Más acá en el tiempo A raíz del violento meteoro de 1939 se proyectó la sistematización de la Cañada, obra que quedó concluida en 1944, durante la intervención Guglielmone. Desde entonces, el impetuoso arroyuelo corre encajonado entre murallones de cemento y dejó de ser una amenaza para los vecinos. En poco tiempo, sobre todo después que el ingeniero Nicolea plantara las tipas que bordean su cauce, la Cañada se convirtió en el ícono cordobés más reconocido.

Pocos años más tarde se canalizó el Río Primero, una obra que atenuó los efectos devastadores de las crecidas cada vez que el vertedero era superado por el nivel del embalse y arrasaba con las viviendas levantadas a la vera del cauce junto a sus moradores.

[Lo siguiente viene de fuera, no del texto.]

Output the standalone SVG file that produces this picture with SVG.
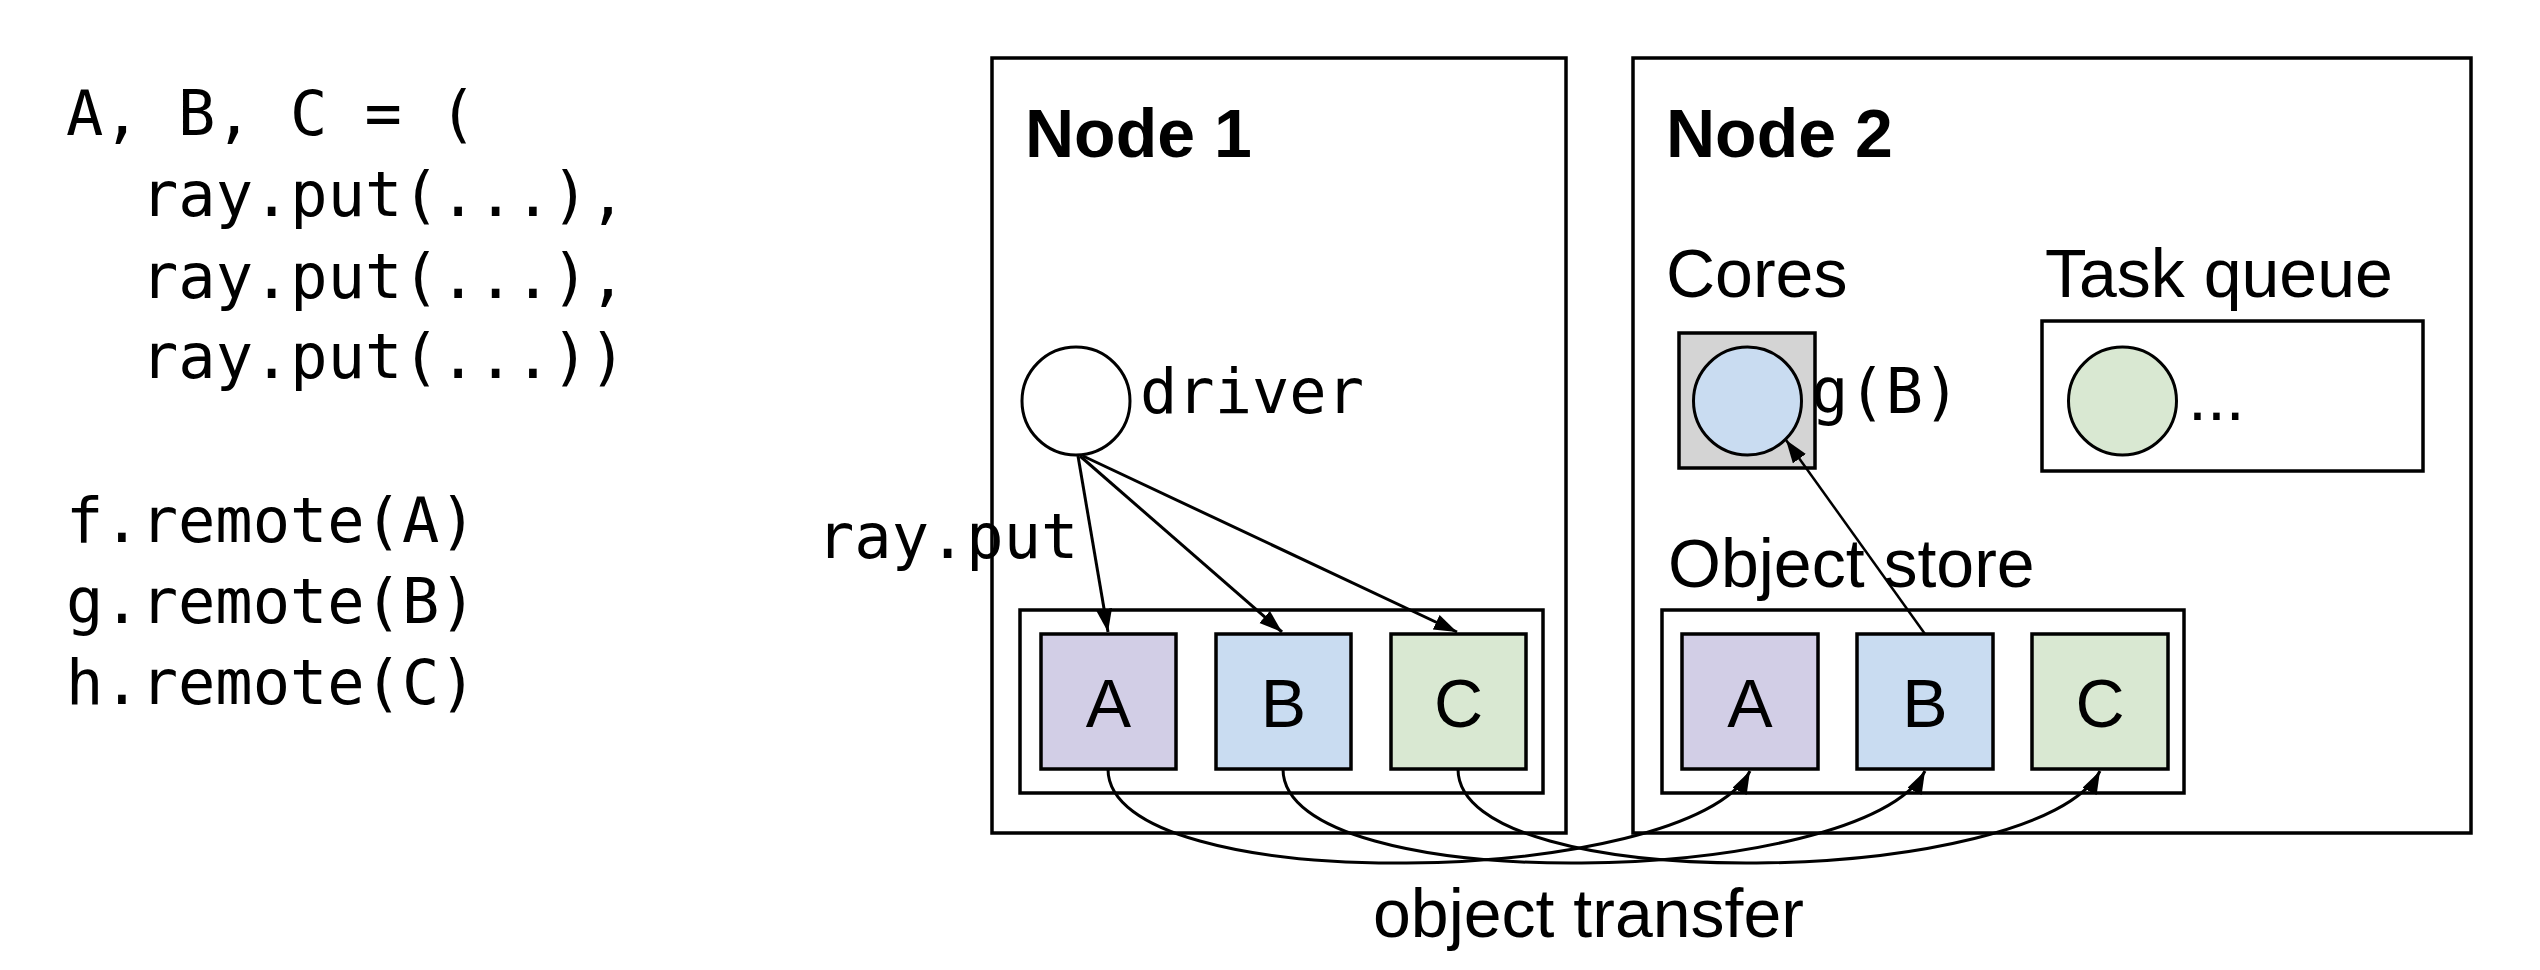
<svg xmlns="http://www.w3.org/2000/svg" width="2540" height="970" viewBox="0 0 2540 970">
<style>
.code{font-family:"DejaVu Sans Mono","Liberation Mono",monospace;font-size:62px;fill:#000}
.lbl{font-family:"Liberation Sans",Arial,sans-serif;font-size:68px;fill:#000}
.big{font-family:"Liberation Sans",Arial,sans-serif;font-size:68px;fill:#000}
.bold{font-family:"Liberation Sans",Arial,sans-serif;font-size:68px;font-weight:bold;fill:#000}
.box{fill:#fff;stroke:#000;stroke-width:3.5}
.a{fill:#d2cee6;stroke:#000;stroke-width:3.5}
.b{fill:#c9dcf1;stroke:#000;stroke-width:3.5}
.c{fill:#d9e8d2;stroke:#000;stroke-width:3.5}
.conn{fill:none;stroke:#000;stroke-width:3}
.thin{fill:none;stroke:#000;stroke-width:2.5}
</style>
<defs>
<marker id="arr" markerUnits="userSpaceOnUse" markerWidth="24" markerHeight="18" refX="23" refY="8" orient="auto">
<path d="M0,0 L23,8 L0,16 z" fill="#000"/>
</marker>
</defs>
<rect width="2540" height="970" fill="#fff"/>
<g id="code">
<text class="code" x="66" y="135">A, B, C = (</text>
<text class="code" x="141" y="216">ray.put(...),</text>
<text class="code" x="141" y="298">ray.put(...),</text>
<text class="code" x="141" y="378">ray.put(...))</text>
<text class="code" x="66" y="542">f.remote(A)</text>
<text class="code" x="66" y="623">g.remote(B)</text>
<text class="code" x="66" y="704">h.remote(C)</text>
</g>
<g id="node1">
<rect class="box" x="992" y="58" width="574" height="775"/>
<text class="bold" x="1025" y="157">Node 1</text>
</g>
<g id="driver">
<circle cx="1076" cy="401" r="54" fill="#fff" stroke="#000" stroke-width="3"/>
<text class="code" x="1140" y="413">driver</text>
</g>
<g id="rayput-label">
<text class="code" x="817" y="558">ray.put</text>
</g>
<g id="store1">
<rect class="box" x="1020" y="610" width="523" height="183"/>
<rect class="a" x="1041" y="634" width="135" height="135"/>
<rect class="b" x="1216" y="634" width="135" height="135"/>
<rect class="c" x="1391" y="634" width="135" height="135"/>
<text class="big" x="1108.5" y="727" text-anchor="middle">A</text>
<text class="big" x="1283.5" y="727" text-anchor="middle">B</text>
<text class="big" x="1458.5" y="727" text-anchor="middle">C</text>
</g>
<g id="node2">
<rect class="box" x="1633" y="58" width="838" height="775"/>
<text class="bold" x="1666" y="157">Node 2</text>
</g>
<g id="cores">
<text class="lbl" x="1666" y="297">Cores</text>
<rect x="1679" y="333" width="136" height="135" fill="#d4d4d4" stroke="#000" stroke-width="3.5"/>
<circle cx="1747.5" cy="401" r="54" fill="#c9dcf1" stroke="#000" stroke-width="3"/>
<text class="code" x="1811" y="413">g(B)</text>
</g>
<g id="taskqueue">
<text class="lbl" x="2045" y="297">Task queue</text>
<rect class="box" x="2042" y="321" width="381" height="150"/>
<circle cx="2122.5" cy="401" r="54" fill="#d9e8d2" stroke="#000" stroke-width="3"/>
<text class="lbl" x="2188" y="420">...</text>
</g>
<g id="store2">
<text class="lbl" x="1668" y="587">Object store</text>
<rect class="box" x="1662" y="610" width="522" height="183"/>
<rect class="a" x="1682" y="634" width="136" height="135"/>
<rect class="b" x="1857" y="634" width="136" height="135"/>
<rect class="c" x="2032" y="634" width="136" height="135"/>
<text class="big" x="1750" y="727" text-anchor="middle">A</text>
<text class="big" x="1925" y="727" text-anchor="middle">B</text>
<text class="big" x="2100" y="727" text-anchor="middle">C</text>
</g>
<g id="connectors">
<path class="conn" d="M1078,456 L1108,632" marker-end="url(#arr)"/>
<path class="conn" d="M1080,456 L1282,632" marker-end="url(#arr)"/>
<path class="conn" d="M1083,456 L1457,632" marker-end="url(#arr)"/>
<path class="thin" d="M1925,634 L1786,440" marker-end="url(#arr)"/>
<path class="conn" d="M1108,769 C1108,900 1690,888 1750,771" marker-end="url(#arr)"/>
<path class="conn" d="M1283,769 C1283,900 1865,888 1925,771" marker-end="url(#arr)"/>
<path class="conn" d="M1458,769 C1458,900 2040,888 2100,771" marker-end="url(#arr)"/>
</g>
<g id="transfer-label">
<text class="lbl" x="1373" y="937">object transfer</text>
</g>
</svg>
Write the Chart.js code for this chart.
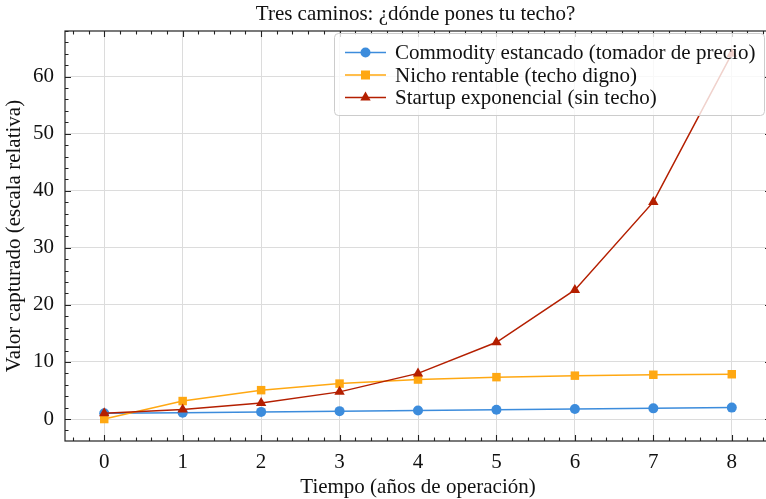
<!DOCTYPE html>
<html>
<head>
<meta charset="utf-8">
<script src="https://cdn.jsdelivr.net/npm/chart.js@4"></script>
<style>
  html, body { margin: 0; padding: 0; background: #fff; overflow: hidden; }
  #wrap { width: 777px; height: 499px; }
</style>
</head>
<body>
<div id="wrap"><canvas id="chart" width="777" height="499"></canvas></div>
<script>
// Data
const years = [0, 1, 2, 3, 4, 5, 6, 7, 8];
const commodity = [1.0, 1.12, 1.25, 1.38, 1.5, 1.62, 1.75, 1.87, 2.0];
const nicho = [0.0, 3.15, 5.06, 6.21, 6.92, 7.34, 7.6, 7.76, 7.85];
const startup = [1.0, 1.68, 2.83, 4.76, 8.0, 13.45, 22.63, 38.05, 64.0];
const xTicks = [0, 1, 2, 3, 4, 5, 6, 7, 8];
const yTicks = [0, 10, 20, 30, 40, 50, 60];

const seriesNames = [
    'Commodity estancado (tomador de precio)',
    'Nicho rentable (techo digno)',
    'Startup exponencial (sin techo)'
];
const chartTitle = 'Tres caminos: ¿dónde pones tu techo?';

const FONT = "'Liberation Serif', 'DejaVu Serif', serif";
const BLUE = '#3c8cdc';
const ORANGE = '#ffa812';
const RED = '#b41f00';

function toXY(values) {
    return values.map((v, i) => ({ x: years[i], y: v }));
}

// inward ticks on all four sides, frame, title and legend
const framePlugin = {
    id: 'frame',
    afterDatasetsDraw(chart) {
        const { ctx, chartArea: a, scales } = chart;
        const xs = scales.x, ys = scales.y;
        ctx.save();
        ctx.strokeStyle = '#222';
        ctx.lineWidth = 1.1;
        ctx.beginPath();
        // x ticks (major + minor every 0.2)
        for (let k = Math.ceil(xs.min * 5); k <= Math.floor(xs.max * 5); k++) {
            const v = k / 5;
            const len = (k % 5 === 0) ? 6 : 3.5;
            const px = Math.round(xs.getPixelForValue(v)) + 0.5;
            ctx.moveTo(px, a.bottom); ctx.lineTo(px, a.bottom - len);
            ctx.moveTo(px, a.top); ctx.lineTo(px, a.top + len);
        }
        // y ticks (major every 10, minor every 2)
        for (let k = Math.ceil(ys.min / 2); k <= Math.floor(ys.max / 2); k++) {
            const v = k * 2;
            const len = (v % 10 === 0) ? 6 : 3.5;
            const py = Math.round(ys.getPixelForValue(v)) + 0.5;
            ctx.moveTo(a.left, py); ctx.lineTo(a.left + len, py);
            ctx.moveTo(a.right, py); ctx.lineTo(a.right - len, py);
        }
        ctx.stroke();
        ctx.lineWidth = 1.2;
        ctx.strokeRect(a.left, a.top, a.right - a.left, a.bottom - a.top);

        // legend
        const lx = 334, ly = 33, lw = 430, lh = 82;
        ctx.beginPath();
        ctx.roundRect(lx + 0.5, ly + 0.5, lw, lh, 4);
        ctx.fillStyle = 'rgba(255,255,255,0.8)';
        ctx.fill();
        ctx.strokeStyle = '#cccccc';
        ctx.lineWidth = 1;
        ctx.stroke();
        ctx.font = '21px ' + FONT;
        ctx.textBaseline = 'middle';
        ctx.textAlign = 'left';
        chart.data.datasets.forEach((ds, i) => {
            const y = 52.5 + i * 22.5;
            ctx.strokeStyle = ds.borderColor;
            ctx.lineWidth = 1.5;
            ctx.beginPath();
            ctx.moveTo(345, y); ctx.lineTo(386, y);
            ctx.stroke();
            ctx.fillStyle = ds.backgroundColor;
            ctx.beginPath();
            if (ds.pointStyle === 'circle') {
                ctx.arc(365.5, y, 5, 0, Math.PI * 2);
            } else if (ds.pointStyle === 'rect') {
                ctx.rect(361, y - 4.5, 9, 9);
            } else {
                ctx.moveTo(365.5, y - 6); ctx.lineTo(370.7, y + 3); ctx.lineTo(360.3, y + 3);
                ctx.closePath();
            }
            ctx.fill();
            ctx.fillStyle = '#111';
            ctx.fillText(ds.label, 395, y + 1);
        });

        // title
        ctx.font = '21px ' + FONT;
        ctx.fillStyle = '#111';
        ctx.textAlign = 'center';
        ctx.fillText(chartTitle, (a.left + 766) / 2, 14);
        ctx.restore();
    }
};

const ctx = document.getElementById('chart').getContext('2d');
const chart = new Chart(ctx, {
    type: 'line',
    data: {
        datasets: [
            {
                label: seriesNames[0],
                data: toXY(commodity),
                borderColor: BLUE,
                backgroundColor: BLUE,
                pointStyle: 'circle',
                pointRadius: 5,
                order: 3
            },
            {
                label: seriesNames[1],
                data: toXY(nicho),
                borderColor: ORANGE,
                backgroundColor: ORANGE,
                pointStyle: 'rect',
                pointRadius: 6,
                order: 2
            },
            {
                label: seriesNames[2],
                data: toXY(startup),
                borderColor: RED,
                backgroundColor: RED,
                pointStyle: 'triangle',
                pointRadius: 6,
                order: 1
            }
        ]
    },
    options: {
        responsive: false,
        animation: false,
        layout: { padding: { top: 31, right: 2, left: 0, bottom: 0 } },
        elements: {
            line: { borderWidth: 1.5, tension: 0 },
            point: { borderWidth: 0, hoverRadius: 6 }
        },
        plugins: {
            legend: { display: false },
            title: { display: false },
            tooltip: { enabled: false }
        },
        scales: {
            x: {
                type: 'linear',
                min: -0.5,
                max: 8.5,
                afterBuildTicks: s => { s.ticks = xTicks.map(v => ({ value: v })); },
                afterFit: s => { s.height = 58; },
                grid: { color: '#dcdcdc', lineWidth: 1, drawTicks: false },
                border: { display: false },
                ticks: {
                    padding: 9,
                    color: '#111',
                    font: { family: FONT, size: 21 },
                    callback: v => String(v)
                },
                title: {
                    display: true,
                    text: 'Tiempo (años de operación)',
                    color: '#111',
                    font: { family: FONT, size: 21 },
                    padding: { top: 0, bottom: -1 }
                }
            },
            y: {
                type: 'linear',
                min: -3.85,
                max: 68,
                afterBuildTicks: s => { s.ticks = yTicks.map(v => ({ value: v })); },
                afterFit: s => { s.width = 65; },
                grid: { color: '#dcdcdc', lineWidth: 1, drawTicks: false },
                border: { display: false },
                ticks: {
                    padding: 11,
                    color: '#111',
                    font: { family: FONT, size: 21 },
                    callback: v => String(v)
                },
                title: {
                    display: true,
                    text: 'Valor capturado (escala relativa)',
                    color: '#111',
                    font: { family: FONT, size: 21 },
                    padding: { top: 2, bottom: 0 }
                }
            }
        }
    },
    plugins: [framePlugin]
});
</script>
</body>
</html>
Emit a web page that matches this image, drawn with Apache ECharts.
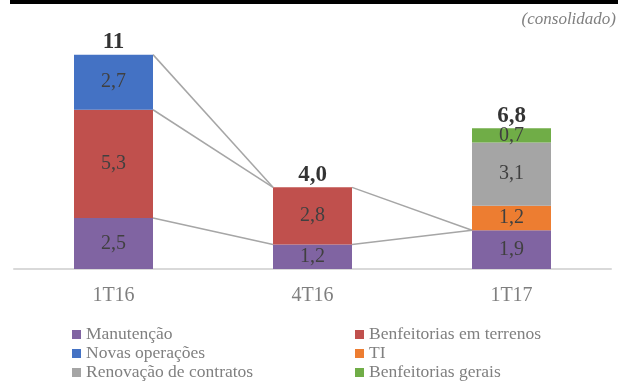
<!DOCTYPE html>
<html>
<head>
<meta charset="utf-8">
<script src="https://cdn.jsdelivr.net/npm/echarts@6/dist/echarts.min.js"></script>
<style>
	html, body { margin: 0; padding: 0; background: #fff; }
	#chart { width: 618px; height: 381px; }
</style>
</head>
<body>
<div id="chart"></div>
<script type="text/javascript">
	// dados (R$ milhões)
	var categorias = ['1T16', '4T16', '1T17'];
	var manutencao = [2.5, 1.2, 1.9];
	var benfTerrenos = [5.3, 2.8, 0];
	var novasOperacoes = [2.7, 0, 0];
	var ti = [0, 0, 1.2];
	var renovacao = [0, 0, 3.1];
	var benfGerais = [0, 0, 0.7];
	var totalLabels = ['11', '4,0', '6,8'];

	var serif = '"Liberation Serif", "DejaVu Serif", serif';
	var BAR_W = 79;

	// ordem de empilhamento (de baixo para cima)
	var pilha = [
		{ name: 'Manutenção', data: manutencao, color: '#8064a2' },
		{ name: 'Benfeitorias em terrenos', data: benfTerrenos, color: '#c0504d' },
		{ name: 'Novas operações', data: novasOperacoes, color: '#4472c4' },
		{ name: 'TI', data: ti, color: '#ed7d31' },
		{ name: 'Renovação de contratos', data: renovacao, color: '#a5a5a5' },
		{ name: 'Benfeitorias gerais', data: benfGerais, color: '#70ad47' }
	];

	// acumulados por categoria
	var acum = pilha.map(function (s, k) {
		return categorias.map(function (c, i) {
			var soma = 0;
			for (var j = 0; j <= k; j++) soma += pilha[j].data[i];
			return soma;
		});
	});
	var totais = acum[acum.length - 1];

	// linhas de ligação entre barras vizinhas
	var ligacoes = [];
	for (var i = 0; i < categorias.length - 1; i++) {
		pilha.forEach(function (s, k) {
			if (s.data[i] > 0) ligacoes.push([i, acum[k][i], acum[k][i + 1]]);
		});
	}

	var series = pilha.map(function (s) {
		return {
			name: s.name,
			type: 'bar',
			stack: 'total',
			barWidth: BAR_W,
			data: s.data,
			itemStyle: { color: s.color },
			label: {
				show: true,
				position: 'inside',
				color: '#404040',
				fontFamily: serif,
				fontSize: 20,
				formatter: function (p) {
					return p.value > 0 ? p.value.toFixed(1).replace('.', ',') : '';
				}
			},
			z: 3
		};
	});

	series.push({
		type: 'custom',
		data: ligacoes,
		silent: true,
		z: 1,
		renderItem: function (params, api) {
			var a = api.coord([api.value(0), api.value(1)]);
			var b = api.coord([api.value(0) + 1, api.value(2)]);
			return {
				type: 'line',
				shape: { x1: a[0] + BAR_W / 2, y1: a[1], x2: b[0] - BAR_W / 2, y2: b[1] },
				style: { stroke: '#a6a6a6', lineWidth: 1.5 }
			};
		}
	});

	series.push({
		type: 'scatter',
		data: totais,
		symbolSize: 0,
		silent: true,
		label: {
			show: true,
			position: 'top',
			distance: 1,
			color: '#000',
			fontFamily: serif,
			fontWeight: 'bold',
			fontSize: 23,
			formatter: function (p) { return totalLabels[p.dataIndex]; }
		}
	});

	var legendaBase = {
		orient: 'vertical',
		itemWidth: 9,
		itemHeight: 9,
		itemGap: 0,
		padding: 0,
		height: 60,
		icon: 'rect',
		textStyle: { color: '#808080', fontFamily: serif, fontSize: 17.5, lineHeight: 19 },
		selectedMode: false
	};

	var chart = echarts.init(document.getElementById('chart'));
	chart.setOption({
		animation: false,
		grid: { left: 14, right: 7, top: 24, bottom: 112 },
		xAxis: {
			type: 'category',
			data: categorias,
			axisLine: { lineStyle: { color: '#d9d9d9', width: 2 } },
			axisTick: { show: false },
			axisLabel: { color: '#7f7f7f', fontFamily: serif, fontSize: 20, margin: 17 }
		},
		yAxis: { type: 'value', min: 0, max: 12, show: false },
		legend: [
			Object.assign({}, legendaBase, {
				left: 72, top: 325,
				data: ['Manutenção', 'Novas operações', 'Renovação de contratos']
			}),
			Object.assign({}, legendaBase, {
				left: 355, top: 325,
				data: ['Benfeitorias em terrenos', 'TI', 'Benfeitorias gerais']
			})
		],
		graphic: [
			{ type: 'rect', left: 10, top: 0, shape: { width: 608, height: 4 }, style: { fill: '#000' } },
			{
				type: 'text', right: 2, top: 11,
				style: { text: '(consolidado)', fill: '#808080', font: 'italic 17px ' + serif }
			}
		],
		series: series
	});
</script>
</body>
</html>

Un riesgo que subsiste hasta hoy, aunque acotado por obras y desagües realizados en las últimas décadas.

Las tormentas de verano siguieron, complicando la vida ciudadana en una Córdoba que tiene todavía muchas asignaturas pendientes en materia de infraestructura para quedar a cubierto de fenómenos de la naturaleza que se vienen repitiendo desde hace siglos. Uno de los más recientes fue el tornado que arrasó villa La Tela el 26 de diciembre de 2003, en el sector sudoeste de la ciudad, que ocasionó cuatro muertos y un centenar de heridos.

Más penoso aún es cuando a la furia de los elementos se le suman la imprevisión y la desaprensión como ocurrió en diciembre de 2009, cuando una tormenta de verano volvió a unirse a la fatalidad y se cobró la vida joven de Juan Aciar, de tan sólo trece años, quien murió electrocutado al tocar un cesto de basura electrificado a la vera de una calle convertida en río. Es sólo una –hay muchas más- de las tantas tragedias que ocurren cada vez que la ciudad queda a merced de la ira de la naturaleza y de la falta de previsión. Contra lo primero no es mucho lo que se puede hacer; lo segundo es una responsabilidad de todos.